**Work to do:**
Begin with the first line and repeat exactly through the line containing "for (let d = 1;"; leave every image out.

**Stored data:**
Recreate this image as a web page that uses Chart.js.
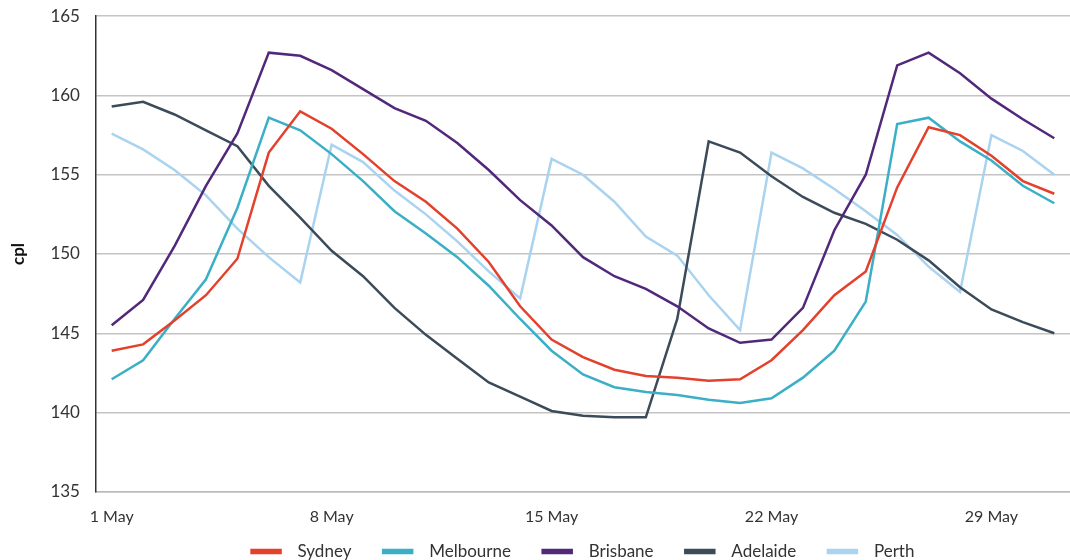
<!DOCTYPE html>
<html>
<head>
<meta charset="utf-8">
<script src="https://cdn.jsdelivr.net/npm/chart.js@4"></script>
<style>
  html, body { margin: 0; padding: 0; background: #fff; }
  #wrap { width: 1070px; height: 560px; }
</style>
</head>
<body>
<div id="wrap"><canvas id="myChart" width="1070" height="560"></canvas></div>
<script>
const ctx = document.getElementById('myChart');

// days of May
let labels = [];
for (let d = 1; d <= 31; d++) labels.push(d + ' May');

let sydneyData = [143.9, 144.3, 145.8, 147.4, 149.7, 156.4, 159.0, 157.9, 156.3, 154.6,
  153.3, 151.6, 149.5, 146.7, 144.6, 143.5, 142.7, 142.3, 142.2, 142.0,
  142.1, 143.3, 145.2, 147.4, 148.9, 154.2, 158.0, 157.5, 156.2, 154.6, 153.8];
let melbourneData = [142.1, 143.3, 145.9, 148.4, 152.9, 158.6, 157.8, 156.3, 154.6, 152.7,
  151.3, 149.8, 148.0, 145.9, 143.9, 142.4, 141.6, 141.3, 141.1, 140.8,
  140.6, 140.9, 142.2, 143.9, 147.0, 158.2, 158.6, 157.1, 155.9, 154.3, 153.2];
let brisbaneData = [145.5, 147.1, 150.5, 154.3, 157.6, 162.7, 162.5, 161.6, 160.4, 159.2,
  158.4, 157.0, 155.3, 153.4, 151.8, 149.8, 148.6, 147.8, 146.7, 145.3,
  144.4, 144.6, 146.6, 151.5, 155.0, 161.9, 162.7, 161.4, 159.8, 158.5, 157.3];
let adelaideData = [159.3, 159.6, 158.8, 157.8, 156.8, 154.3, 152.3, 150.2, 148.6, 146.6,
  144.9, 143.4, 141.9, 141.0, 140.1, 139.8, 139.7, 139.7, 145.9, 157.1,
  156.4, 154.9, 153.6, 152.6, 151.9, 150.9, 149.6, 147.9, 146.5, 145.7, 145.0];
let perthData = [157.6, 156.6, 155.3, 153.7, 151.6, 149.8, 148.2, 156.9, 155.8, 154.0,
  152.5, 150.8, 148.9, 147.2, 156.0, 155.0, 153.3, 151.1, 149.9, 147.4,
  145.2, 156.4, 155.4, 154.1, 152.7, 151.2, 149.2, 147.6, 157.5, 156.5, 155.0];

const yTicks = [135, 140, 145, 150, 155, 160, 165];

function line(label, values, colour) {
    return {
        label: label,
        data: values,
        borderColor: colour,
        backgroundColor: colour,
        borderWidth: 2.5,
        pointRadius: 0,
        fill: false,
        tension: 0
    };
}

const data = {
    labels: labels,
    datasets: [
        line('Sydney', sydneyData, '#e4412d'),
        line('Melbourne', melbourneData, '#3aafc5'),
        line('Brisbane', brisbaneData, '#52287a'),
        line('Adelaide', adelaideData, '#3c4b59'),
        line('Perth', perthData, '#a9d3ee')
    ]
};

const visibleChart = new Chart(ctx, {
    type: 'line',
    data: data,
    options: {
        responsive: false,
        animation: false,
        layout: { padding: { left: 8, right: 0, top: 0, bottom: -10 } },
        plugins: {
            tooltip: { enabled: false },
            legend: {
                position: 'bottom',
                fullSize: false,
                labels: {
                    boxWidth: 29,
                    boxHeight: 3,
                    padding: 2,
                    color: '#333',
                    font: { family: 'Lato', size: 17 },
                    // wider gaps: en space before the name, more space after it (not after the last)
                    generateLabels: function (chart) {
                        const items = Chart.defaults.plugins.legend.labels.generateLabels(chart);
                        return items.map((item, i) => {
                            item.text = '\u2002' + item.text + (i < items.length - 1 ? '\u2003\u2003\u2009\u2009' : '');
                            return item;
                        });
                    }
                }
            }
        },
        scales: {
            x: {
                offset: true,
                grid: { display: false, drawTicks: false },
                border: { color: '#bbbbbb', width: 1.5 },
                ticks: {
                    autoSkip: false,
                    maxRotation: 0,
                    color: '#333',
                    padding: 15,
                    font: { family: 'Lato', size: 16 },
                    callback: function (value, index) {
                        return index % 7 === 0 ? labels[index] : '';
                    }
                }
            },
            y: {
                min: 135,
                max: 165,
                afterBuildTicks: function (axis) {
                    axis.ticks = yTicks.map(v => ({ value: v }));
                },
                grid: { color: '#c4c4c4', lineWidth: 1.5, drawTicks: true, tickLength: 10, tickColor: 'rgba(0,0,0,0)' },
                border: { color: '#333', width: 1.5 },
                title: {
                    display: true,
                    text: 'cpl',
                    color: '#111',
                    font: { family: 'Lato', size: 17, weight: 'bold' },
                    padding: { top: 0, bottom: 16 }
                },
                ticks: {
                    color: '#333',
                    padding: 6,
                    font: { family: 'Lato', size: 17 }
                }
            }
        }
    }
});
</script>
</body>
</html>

**Response:**
Recreate this image as a web page that uses Chart.js.
<!DOCTYPE html>
<html>
<head>
<meta charset="utf-8">
<script src="https://cdn.jsdelivr.net/npm/chart.js@4"></script>
<style>
  html, body { margin: 0; padding: 0; background: #fff; }
  #wrap { width: 1070px; height: 560px; }
</style>
</head>
<body>
<div id="wrap"><canvas id="myChart" width="1070" height="560"></canvas></div>
<script>
const ctx = document.getElementById('myChart');

// days of May
let labels = [];
for (let d = 1; d <= 31; d++) labels.push(d + ' May');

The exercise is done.